Teaching: at the heart of higher education?

It is almost exactly 30 years ago that I first entered a room to teach students. That was in Cambridge, and I was doing a PhD and earning a little extra income by doing some teaching in my field. I hope the students got something from it, but I sometimes wonder – I was very inexperienced at the time, and like most new teachers very nervous. Two years later I became a lecturer in TCD’s School of Business Studies, and by that time I had become more confident and was very enthusiastic; and there followed a 20-year career teaching some 4,000 students, many of whom I will meet occasionally, some now in very senior positions.

I always enjoyed teaching, and particularly liked participative classes in which I would learn a lot from some very bright students. I didn’t like examining so much, not least because you could not help being aware of the effect on young people’s lives and careers of the results. But when in 2000 I had to give up regular teaching on taking up the post of President of DCU, I did feel significant regret that this part of my life would be missing.

By that time (i.e. the year 2000) I had been a Professor for ten years. It is a rank I was able to get almost entirely on the strength of my research. If teaching played a role in it, I was and am unaware of it. And as many academics know, that’s how the academic promotion system in almost all universities works. That is not always a bad thing, because academic life is about scholarship and research output demonstrates scholarly achievement. However, the traditional key core mission of a university is to teach, and if we want people to perform this vital task well we need to show recognition of excellence in this field – and on the whole we don’t. DCU has adjusted its promotion procedures to encourage staff to provide evidence of teaching excellence, and we have an annual President’s Award for good teaching. But we also know that this is not yet enough.

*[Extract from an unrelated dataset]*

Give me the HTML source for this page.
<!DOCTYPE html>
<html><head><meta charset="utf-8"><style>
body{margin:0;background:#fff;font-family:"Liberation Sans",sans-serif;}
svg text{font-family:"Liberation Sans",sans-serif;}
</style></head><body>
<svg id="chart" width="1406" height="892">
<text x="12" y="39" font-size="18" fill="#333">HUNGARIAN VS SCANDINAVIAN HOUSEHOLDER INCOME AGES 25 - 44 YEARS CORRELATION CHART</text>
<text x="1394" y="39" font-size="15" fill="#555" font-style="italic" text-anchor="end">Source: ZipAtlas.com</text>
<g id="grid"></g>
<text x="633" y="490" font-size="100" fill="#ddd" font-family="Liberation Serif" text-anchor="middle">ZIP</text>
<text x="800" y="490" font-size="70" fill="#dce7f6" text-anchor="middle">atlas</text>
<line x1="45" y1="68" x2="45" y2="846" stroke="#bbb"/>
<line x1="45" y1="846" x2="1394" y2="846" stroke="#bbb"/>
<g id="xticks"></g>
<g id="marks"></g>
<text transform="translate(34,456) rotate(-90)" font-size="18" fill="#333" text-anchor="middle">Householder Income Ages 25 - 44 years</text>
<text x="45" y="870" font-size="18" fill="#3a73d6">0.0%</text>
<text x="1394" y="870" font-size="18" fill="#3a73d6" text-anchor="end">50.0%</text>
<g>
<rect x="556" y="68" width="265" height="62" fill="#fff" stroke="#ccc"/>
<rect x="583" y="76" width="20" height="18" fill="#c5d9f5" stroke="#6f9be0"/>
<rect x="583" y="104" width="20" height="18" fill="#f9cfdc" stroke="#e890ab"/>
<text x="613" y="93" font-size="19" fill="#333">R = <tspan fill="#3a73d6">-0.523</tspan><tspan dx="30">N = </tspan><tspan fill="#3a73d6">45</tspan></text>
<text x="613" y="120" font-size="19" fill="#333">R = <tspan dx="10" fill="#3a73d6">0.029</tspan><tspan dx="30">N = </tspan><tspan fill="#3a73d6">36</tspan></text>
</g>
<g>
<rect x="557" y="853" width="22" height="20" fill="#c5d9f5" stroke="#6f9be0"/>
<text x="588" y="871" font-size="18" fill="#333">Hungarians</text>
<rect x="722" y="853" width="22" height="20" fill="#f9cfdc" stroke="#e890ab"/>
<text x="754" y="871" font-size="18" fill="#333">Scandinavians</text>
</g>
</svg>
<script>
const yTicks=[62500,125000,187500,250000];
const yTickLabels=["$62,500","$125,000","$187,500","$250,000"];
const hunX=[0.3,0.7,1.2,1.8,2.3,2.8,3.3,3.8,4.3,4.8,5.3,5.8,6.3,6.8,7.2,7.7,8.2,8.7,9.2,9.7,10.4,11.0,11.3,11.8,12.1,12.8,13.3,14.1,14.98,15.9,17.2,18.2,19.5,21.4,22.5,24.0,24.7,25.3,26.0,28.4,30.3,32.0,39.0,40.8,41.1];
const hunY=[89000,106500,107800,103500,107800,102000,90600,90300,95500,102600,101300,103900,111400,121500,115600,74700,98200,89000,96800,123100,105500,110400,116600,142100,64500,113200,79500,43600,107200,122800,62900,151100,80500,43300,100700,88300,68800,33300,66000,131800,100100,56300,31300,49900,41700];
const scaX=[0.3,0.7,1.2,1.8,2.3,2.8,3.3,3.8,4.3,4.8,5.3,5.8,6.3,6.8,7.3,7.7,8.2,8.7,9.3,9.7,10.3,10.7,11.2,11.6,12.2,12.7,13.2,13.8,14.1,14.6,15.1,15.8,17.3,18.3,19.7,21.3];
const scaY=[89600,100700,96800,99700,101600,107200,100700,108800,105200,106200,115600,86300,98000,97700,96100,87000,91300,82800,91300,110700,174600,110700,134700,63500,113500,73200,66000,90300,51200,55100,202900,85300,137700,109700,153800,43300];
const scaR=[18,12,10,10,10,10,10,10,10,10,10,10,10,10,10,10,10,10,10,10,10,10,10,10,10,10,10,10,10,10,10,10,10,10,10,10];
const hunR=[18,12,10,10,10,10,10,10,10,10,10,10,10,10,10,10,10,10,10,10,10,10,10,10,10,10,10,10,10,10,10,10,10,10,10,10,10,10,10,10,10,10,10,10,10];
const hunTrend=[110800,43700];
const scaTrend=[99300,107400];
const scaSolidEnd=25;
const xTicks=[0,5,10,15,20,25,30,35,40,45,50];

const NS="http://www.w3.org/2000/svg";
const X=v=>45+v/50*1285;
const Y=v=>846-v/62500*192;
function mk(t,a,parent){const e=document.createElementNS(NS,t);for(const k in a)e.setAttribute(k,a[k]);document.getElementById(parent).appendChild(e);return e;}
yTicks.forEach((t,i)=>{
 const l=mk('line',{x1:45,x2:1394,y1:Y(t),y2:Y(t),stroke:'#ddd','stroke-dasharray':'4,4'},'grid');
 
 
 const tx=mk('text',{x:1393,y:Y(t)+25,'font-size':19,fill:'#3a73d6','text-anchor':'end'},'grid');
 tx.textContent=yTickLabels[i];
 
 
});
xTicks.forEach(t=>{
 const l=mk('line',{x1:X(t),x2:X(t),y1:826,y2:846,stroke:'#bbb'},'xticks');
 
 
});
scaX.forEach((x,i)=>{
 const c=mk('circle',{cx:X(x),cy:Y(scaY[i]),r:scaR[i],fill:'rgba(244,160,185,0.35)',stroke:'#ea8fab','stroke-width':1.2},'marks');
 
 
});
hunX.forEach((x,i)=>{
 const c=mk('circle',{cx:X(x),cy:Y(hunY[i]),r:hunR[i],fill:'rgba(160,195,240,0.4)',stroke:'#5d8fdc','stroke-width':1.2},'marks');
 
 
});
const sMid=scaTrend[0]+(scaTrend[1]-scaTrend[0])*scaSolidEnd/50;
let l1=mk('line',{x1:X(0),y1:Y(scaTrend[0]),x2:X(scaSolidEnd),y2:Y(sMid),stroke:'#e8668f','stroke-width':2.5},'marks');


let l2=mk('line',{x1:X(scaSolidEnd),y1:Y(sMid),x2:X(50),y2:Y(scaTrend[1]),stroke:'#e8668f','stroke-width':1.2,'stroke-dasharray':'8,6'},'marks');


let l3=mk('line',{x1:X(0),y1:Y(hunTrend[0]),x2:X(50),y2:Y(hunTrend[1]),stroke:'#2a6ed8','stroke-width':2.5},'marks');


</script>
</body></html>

One of the aims I have set myself as part of the strategic planning process that is about to begin in DCU is to find a framework for rewarding excellent teaching and allowing it to be a significant part of staff career development; and we must be able to apply such a framework without weakening the search for scholarly excellence in research. When we have advanced this discussion somewhat in DCU I shall return to the topic here, but in the meantime would welcome comments from academics, students and former students, and others, about how we should encourage and reward really excellent teaching.